WRITTEN EXERCISE =
Look through the lines below and extract any with the word "this".

====== GIVEN RECORDS ======

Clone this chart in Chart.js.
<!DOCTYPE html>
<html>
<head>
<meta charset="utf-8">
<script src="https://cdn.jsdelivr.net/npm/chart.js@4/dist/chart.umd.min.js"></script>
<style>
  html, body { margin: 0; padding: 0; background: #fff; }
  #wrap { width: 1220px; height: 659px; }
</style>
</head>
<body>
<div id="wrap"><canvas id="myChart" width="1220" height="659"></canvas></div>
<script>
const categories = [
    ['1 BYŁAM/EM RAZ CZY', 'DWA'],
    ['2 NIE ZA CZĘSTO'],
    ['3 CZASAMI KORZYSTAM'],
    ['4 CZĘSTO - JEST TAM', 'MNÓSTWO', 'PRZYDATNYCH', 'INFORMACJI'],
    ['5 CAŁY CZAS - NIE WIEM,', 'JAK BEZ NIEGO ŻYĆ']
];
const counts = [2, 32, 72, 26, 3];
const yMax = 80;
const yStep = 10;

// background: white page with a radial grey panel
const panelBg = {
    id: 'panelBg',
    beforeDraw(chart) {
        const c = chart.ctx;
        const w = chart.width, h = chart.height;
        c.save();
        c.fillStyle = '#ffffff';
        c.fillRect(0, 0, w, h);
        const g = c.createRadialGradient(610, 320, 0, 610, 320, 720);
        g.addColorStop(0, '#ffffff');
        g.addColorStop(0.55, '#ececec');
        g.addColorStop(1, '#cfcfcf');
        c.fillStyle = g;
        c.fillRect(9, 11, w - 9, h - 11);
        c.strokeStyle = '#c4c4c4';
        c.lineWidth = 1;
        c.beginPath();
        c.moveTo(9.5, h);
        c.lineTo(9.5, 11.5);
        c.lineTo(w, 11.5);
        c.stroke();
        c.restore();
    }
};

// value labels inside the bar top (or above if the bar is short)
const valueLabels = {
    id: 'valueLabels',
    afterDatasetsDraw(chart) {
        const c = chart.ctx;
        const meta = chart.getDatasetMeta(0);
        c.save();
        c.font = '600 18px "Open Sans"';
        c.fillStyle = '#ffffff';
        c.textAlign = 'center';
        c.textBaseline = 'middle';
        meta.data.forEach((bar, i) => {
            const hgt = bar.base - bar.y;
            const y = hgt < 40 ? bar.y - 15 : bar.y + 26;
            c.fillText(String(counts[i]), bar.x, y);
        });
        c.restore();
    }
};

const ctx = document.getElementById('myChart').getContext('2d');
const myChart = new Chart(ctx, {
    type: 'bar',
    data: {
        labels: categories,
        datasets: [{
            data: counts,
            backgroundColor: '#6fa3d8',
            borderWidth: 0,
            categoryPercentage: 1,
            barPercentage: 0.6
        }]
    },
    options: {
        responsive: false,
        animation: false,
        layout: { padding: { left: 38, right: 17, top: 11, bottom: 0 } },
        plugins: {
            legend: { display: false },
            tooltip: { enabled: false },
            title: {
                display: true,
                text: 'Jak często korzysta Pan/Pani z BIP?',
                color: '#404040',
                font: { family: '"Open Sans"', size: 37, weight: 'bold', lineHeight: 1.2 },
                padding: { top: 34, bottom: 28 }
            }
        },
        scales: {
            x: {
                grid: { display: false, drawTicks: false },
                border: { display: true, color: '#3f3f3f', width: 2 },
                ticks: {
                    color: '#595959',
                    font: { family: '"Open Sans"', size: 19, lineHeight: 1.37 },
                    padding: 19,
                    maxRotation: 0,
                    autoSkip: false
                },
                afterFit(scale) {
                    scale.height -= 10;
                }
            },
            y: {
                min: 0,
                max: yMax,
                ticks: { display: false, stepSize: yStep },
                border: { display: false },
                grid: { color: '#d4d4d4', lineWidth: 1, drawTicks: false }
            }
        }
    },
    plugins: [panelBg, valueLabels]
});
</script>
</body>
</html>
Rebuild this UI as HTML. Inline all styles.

======

EXERCISE ANSWER =
Clone this chart in Chart.js.
Rebuild this UI as HTML. Inline all styles.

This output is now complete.